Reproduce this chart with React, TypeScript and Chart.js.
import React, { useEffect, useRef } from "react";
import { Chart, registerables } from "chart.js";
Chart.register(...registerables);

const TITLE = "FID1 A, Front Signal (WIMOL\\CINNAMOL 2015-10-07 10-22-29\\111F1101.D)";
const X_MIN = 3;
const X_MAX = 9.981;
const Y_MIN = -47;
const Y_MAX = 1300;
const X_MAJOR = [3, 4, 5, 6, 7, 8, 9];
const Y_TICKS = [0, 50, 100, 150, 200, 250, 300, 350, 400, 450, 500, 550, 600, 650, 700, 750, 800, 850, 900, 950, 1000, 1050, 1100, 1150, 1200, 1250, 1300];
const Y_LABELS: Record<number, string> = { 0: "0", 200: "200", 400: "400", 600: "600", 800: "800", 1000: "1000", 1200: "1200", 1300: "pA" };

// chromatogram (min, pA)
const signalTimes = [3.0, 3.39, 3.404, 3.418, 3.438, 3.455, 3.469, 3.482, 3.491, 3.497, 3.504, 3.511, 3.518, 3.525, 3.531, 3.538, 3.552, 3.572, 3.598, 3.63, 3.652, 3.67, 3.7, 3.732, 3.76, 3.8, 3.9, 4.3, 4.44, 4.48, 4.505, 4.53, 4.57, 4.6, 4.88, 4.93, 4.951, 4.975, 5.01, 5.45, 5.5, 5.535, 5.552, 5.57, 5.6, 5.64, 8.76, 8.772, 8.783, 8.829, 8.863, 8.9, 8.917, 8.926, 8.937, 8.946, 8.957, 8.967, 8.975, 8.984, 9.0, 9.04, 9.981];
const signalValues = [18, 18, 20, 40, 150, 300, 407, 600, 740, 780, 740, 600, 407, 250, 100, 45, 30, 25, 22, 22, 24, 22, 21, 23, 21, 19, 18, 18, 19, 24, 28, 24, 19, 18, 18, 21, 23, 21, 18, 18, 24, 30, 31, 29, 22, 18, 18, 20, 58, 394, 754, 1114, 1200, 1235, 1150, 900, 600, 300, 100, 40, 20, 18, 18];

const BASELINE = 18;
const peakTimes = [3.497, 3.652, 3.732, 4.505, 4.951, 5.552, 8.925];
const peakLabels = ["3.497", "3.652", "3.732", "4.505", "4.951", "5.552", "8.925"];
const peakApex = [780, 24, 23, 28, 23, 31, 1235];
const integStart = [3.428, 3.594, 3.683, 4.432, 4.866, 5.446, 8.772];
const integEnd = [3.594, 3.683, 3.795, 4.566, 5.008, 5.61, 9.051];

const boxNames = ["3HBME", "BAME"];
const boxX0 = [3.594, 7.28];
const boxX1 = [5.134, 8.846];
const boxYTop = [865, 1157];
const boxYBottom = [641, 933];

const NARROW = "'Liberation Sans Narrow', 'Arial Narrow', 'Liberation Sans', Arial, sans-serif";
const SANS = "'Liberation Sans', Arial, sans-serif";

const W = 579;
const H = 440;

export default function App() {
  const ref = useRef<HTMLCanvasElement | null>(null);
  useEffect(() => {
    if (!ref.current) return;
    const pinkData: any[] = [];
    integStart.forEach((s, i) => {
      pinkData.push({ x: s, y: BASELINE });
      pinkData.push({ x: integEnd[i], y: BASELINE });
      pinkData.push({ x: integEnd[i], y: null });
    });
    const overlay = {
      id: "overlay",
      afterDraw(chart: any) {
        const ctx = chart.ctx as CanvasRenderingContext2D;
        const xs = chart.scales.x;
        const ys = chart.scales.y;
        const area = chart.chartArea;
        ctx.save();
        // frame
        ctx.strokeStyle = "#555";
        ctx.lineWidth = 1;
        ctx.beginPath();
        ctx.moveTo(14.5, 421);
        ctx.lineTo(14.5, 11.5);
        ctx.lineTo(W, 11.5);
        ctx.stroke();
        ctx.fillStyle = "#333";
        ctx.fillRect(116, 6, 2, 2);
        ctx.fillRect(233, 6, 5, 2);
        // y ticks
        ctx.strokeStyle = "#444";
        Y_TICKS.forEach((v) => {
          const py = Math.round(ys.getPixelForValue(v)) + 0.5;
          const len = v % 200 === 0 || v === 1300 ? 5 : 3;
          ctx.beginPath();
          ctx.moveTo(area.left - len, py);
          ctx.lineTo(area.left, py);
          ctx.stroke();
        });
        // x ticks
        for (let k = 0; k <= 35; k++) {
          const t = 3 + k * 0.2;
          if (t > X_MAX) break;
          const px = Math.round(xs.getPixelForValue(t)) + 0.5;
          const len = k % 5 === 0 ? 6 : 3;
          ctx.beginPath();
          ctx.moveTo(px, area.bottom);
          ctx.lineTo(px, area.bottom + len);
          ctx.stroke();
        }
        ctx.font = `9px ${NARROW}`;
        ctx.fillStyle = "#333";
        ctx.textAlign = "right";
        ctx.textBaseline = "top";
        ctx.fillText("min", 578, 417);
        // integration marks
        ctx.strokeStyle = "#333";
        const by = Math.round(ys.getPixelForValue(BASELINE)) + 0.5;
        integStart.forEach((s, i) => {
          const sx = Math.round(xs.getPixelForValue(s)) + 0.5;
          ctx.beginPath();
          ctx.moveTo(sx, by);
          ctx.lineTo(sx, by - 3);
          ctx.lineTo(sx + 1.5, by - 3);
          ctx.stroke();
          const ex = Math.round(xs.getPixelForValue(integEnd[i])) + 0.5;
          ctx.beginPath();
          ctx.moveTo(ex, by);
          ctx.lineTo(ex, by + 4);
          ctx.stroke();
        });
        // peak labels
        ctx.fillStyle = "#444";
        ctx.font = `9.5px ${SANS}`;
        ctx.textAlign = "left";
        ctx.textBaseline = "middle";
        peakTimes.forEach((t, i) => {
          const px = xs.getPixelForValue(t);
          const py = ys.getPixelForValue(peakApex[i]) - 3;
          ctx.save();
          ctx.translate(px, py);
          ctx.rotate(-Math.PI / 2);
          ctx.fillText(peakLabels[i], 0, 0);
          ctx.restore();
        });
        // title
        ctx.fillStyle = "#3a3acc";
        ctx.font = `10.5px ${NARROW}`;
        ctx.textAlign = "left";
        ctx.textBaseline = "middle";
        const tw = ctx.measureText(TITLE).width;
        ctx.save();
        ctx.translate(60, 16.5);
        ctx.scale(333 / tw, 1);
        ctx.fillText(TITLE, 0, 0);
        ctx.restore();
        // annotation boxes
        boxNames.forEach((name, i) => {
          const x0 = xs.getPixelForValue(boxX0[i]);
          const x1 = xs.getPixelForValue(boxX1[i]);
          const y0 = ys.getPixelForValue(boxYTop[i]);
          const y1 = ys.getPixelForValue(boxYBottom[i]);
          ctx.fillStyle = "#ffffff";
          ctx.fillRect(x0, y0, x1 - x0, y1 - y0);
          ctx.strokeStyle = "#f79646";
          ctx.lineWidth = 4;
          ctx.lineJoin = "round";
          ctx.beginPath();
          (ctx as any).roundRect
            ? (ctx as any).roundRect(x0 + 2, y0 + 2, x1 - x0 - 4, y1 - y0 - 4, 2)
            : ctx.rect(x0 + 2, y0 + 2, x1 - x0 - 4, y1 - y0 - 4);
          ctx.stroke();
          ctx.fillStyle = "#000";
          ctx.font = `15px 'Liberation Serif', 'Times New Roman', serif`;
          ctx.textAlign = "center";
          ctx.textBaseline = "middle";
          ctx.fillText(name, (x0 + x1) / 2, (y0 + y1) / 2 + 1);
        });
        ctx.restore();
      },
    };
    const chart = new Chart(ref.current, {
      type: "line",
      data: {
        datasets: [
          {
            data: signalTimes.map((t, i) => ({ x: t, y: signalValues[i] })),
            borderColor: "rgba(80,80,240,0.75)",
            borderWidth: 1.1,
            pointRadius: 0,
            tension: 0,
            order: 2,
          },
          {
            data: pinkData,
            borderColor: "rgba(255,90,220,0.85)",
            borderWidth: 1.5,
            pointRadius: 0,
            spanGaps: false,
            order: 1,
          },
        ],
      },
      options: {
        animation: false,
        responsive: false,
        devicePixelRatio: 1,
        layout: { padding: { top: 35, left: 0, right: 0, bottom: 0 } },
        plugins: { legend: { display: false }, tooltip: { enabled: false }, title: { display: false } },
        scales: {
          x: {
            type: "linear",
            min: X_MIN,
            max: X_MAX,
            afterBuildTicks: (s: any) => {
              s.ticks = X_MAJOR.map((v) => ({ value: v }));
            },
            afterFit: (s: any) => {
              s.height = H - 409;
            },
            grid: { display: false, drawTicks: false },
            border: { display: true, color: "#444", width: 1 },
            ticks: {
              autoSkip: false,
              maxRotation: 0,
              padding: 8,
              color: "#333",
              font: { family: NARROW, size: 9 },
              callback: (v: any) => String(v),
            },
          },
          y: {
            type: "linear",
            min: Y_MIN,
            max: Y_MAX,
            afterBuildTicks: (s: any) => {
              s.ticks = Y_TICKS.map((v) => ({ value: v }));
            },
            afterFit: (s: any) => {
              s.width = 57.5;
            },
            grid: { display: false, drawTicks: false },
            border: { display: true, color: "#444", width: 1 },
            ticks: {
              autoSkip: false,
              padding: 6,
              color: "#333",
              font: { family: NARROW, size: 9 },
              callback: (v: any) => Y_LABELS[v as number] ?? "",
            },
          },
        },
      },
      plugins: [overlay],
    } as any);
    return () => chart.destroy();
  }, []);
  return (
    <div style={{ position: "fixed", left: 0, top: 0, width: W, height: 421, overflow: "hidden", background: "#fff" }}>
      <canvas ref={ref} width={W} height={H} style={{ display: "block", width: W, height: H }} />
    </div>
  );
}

_ _ _ _ _

(WORK TO BE COMPLETED):
Include the first line, the line containing "Chart.register(...registerables);", and every line between them, copied exactly from the material above; output no other line.

(OUTPUT):
Reproduce this chart with React, TypeScript and Chart.js.
import React, { useEffect, useRef } from "react";
import { Chart, registerables } from "chart.js";
Chart.register(...registerables);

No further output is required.